Papua New Guinea – Days Eleven and Twelve: The Mount Hagen Cultural Festival (Aug 19 & 20)

Back in the early 1960’s, a group of tribes from around the Western Highlands Province met in Mount Hagen.  While it appears to be difficult to uncover the true history of this meeting, it seems that, originally, it was designed to help calm the animosities between and among various tribes.

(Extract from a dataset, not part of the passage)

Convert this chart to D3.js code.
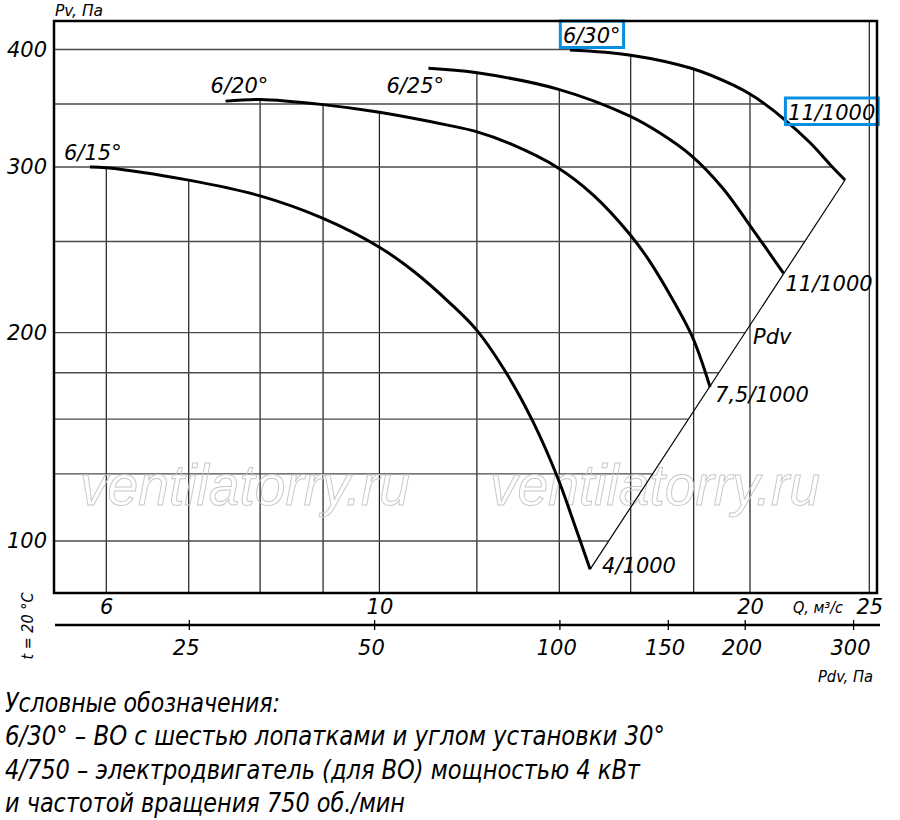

The Mount Hagen Cultural Festival has now become one of – if not “the” – largest and most popular annual gathering of tribes from around the entire country of Papua New Guinea.  Some web-sites say it started in 1961, but – according to signage at the event – this was the 64th Festival, which implies the first meeting – if it has always been an annual event – was in 1959.  Regardless, the original meeting took place prior to the country’s independence from Australia in 1975.  Today, more than 80 different tribes – from all over the country, not just the Western Highlands Province – come together for two days in August each year to show-off and share their cultures – traditional face-paintings, costumes, dances, and songs – in some cases, traditions that go back thousands of years.  It is a “sing-sing” in local parlance, and it attracts thousands of locals and international travelers.  These days, it is a celebration of all these cultures, a showcase for all the attendees, and a competition, as awards are handed-out for various tribes in attendance.

In December of 2019, I took a cruise to Antarctica, and one of the women I met on-board had told me about the Mount Hagen Cultural Festival.  She made a point of saying how amazing it was and that it really should be on my bucket list.  This is one of the ways I choose where to travel – by following the recommendations of other experienced travelers.  And, so, attending the Festival made it on to my list.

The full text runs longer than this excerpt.